Acknowledging that expectations are high for progress, we must equally say, as the ambassador recognizes that we have made some progress after years of conflict. Yes, it is true. As the ambassador stated,” But, we all know that there is much more to be done to deliver the promise and benefits of peace and prosperity to all Liberians. Let us all renew our commitment to work together to achieve the promise.
To conclude, let me say that the message of the Ambassador on that day is that while it is an indisputable fact that ‘there is much more to be done to deliver the benefits of peace and prosperity to all Liberians, this call for collective and civility and respect in our action in this national dialogue, she wants to keep the nation stable and peaceful to achieve greater development.
Equally, the message of the Ambassador must send a signal to the national authorities to buckle up to make sure that the promise made is achieved.
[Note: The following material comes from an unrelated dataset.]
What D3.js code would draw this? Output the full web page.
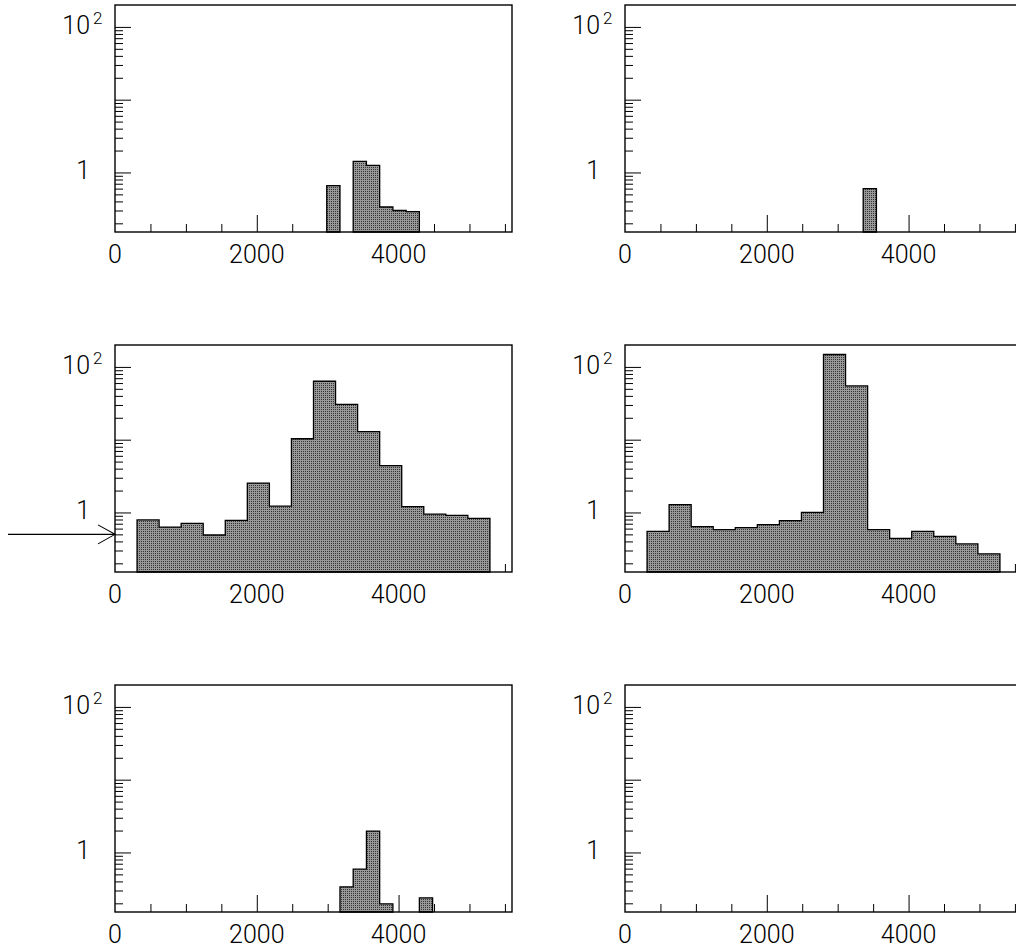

The government must take those necessary actions, such as avoid waste, as the President noted recently and improve on its information dissemination to the people to avoid unnecessary actions detrimental to growth and development. Those who find themselves in other branches should realize the “UNITARY” nature of the government and avoid working at variance.
Until this government realizes that there is a need to cut its coat to its measurement and work or manage public expectations by reviewing its priorities, I REST MY CASE.